INVITED session, Friday morning, October 31
Kiva, ACC
The related methods of dimensional analysis, similarity, and scale invariance in physics provide a powerful technique for analyzing physical systems. Previous experiments on the JET, DIII-D, and Alcator C-Mod tokamaks have validated the principle of similarity for energy transport in high-temperature plasmas. Recently the dependence of transport on beta, the ratio of the plasma kinetic pressure to the magnetic field pressure, has been measured for H-mode plasmas on DIII-D. Experimentally determining the beta scaling helps to differentiate between various proposed mechanisms of turbulent transport since theories for which ExB transport is dominant show little change with increasing beta up to the ideal ballooning limit, while transport models that invoke electromagnetic effects like magnetic flutter transport generally have a strong, unfavorable beta scaling. These experiments on DIII-D varied the normalized beta from 1.1 to 3.0 in several steps, covering a range from 25% to 85% of the ideal no-wall beta limit, and showed that the measured thermal diffusivities and global energy confinement times (normalized to Bohm) have little dependence on beta. This weak, possibly non-existent, beta scaling of transport confirms previous observations from the DIII-D and JET tokamaks as well as the ATF torsatron.

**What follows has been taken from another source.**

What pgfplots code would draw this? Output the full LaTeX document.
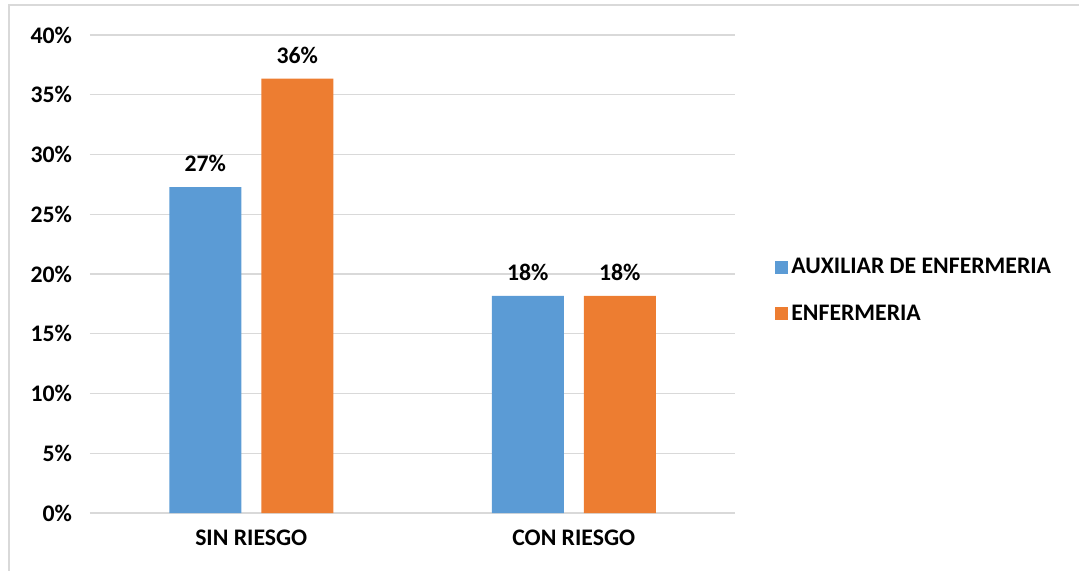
\documentclass[border=0pt]{standalone}
\usepackage{fontspec}
\setmainfont{Carlito}
\usepackage{pgfplots}
\pgfplotsset{compat=1.18}

\definecolor{aux}{HTML}{5B9BD5}
\definecolor{enf}{HTML}{ED7D31}
\definecolor{gridc}{HTML}{D9D9D9}

\begin{document}
\begin{tikzpicture}[x=0.75pt,y=-0.75pt,font=\bfseries\fontsize{17.8}{21}\selectfont]
\useasboundingbox (0,0) rectangle (1079,571);
\clip (0,0) rectangle (1079,571);
\draw[gridc, line width=1.5pt] (9,5) rectangle (1085,590);
\coordinate (o) at (90,513);
\begin{axis}[
    at={(o)}, anchor=south west,
    scale only axis,
    width=483.75pt, height=358.5pt,
    xmin=-0.5, xmax=1.5,
    ymin=0, ymax=40,
    ybar=15pt, bar width=54pt,
    xtick={0,1}, xticklabels={SIN RIESGO, CON RIESGO},
    ytick={0,5,...,40},
    yticklabel={\pgfmathprintnumber[fixed,precision=0]{\tick}\%},
    /pgf/number format/assume math mode=true,
    major tick length=0pt,
    axis line style={draw=none},
    xmajorgrids=false, ymajorgrids=true,
    grid style={draw=gridc, line width=1pt},
    yticklabel style={xshift=-10pt},
    xticklabel style={yshift=-9pt},
    nodes near coords={\pgfmathprintnumber[fixed,precision=0]{\pgfplotspointmeta}\%},
    nodes near coords style={anchor=south, inner sep=0pt, yshift=11pt},
    legend style={at={(1.062,0.4655)}, anchor=west, draw=none, inner sep=0pt,
        row sep=17pt, nodes={inner sep=2.5pt}},
    legend cell align=left,
    legend image code/.code={\fill[#1] (0pt,-4.8pt) rectangle (9.6pt,4.8pt);},
    clip=false,
]
\addplot[draw=none, fill=aux] coordinates {(0,27.27) (1,18.18)};
\addlegendentry{AUXILIAR DE ENFERMERIA}
\addplot[draw=none, fill=enf] coordinates {(0,36.36) (1,18.18)};
\addlegendentry{ENFERMERIA}
\end{axis}
\end{tikzpicture}
\end{document}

This experimental result is in marked contrast to empirical scaling relations derived from multi-machine H-mode confinement databases, such as the ITER-98(y,2) relation that contains a strong, unfavorable beta dependence. New semi-empirical scaling relations, derived from the confinement databases, that are gyroBohm-like and electrostatic predict that the fusion performance in ITER will optimize at high beta, yielding twice the fusion power as the nominal beta scenario at higher fusion gain.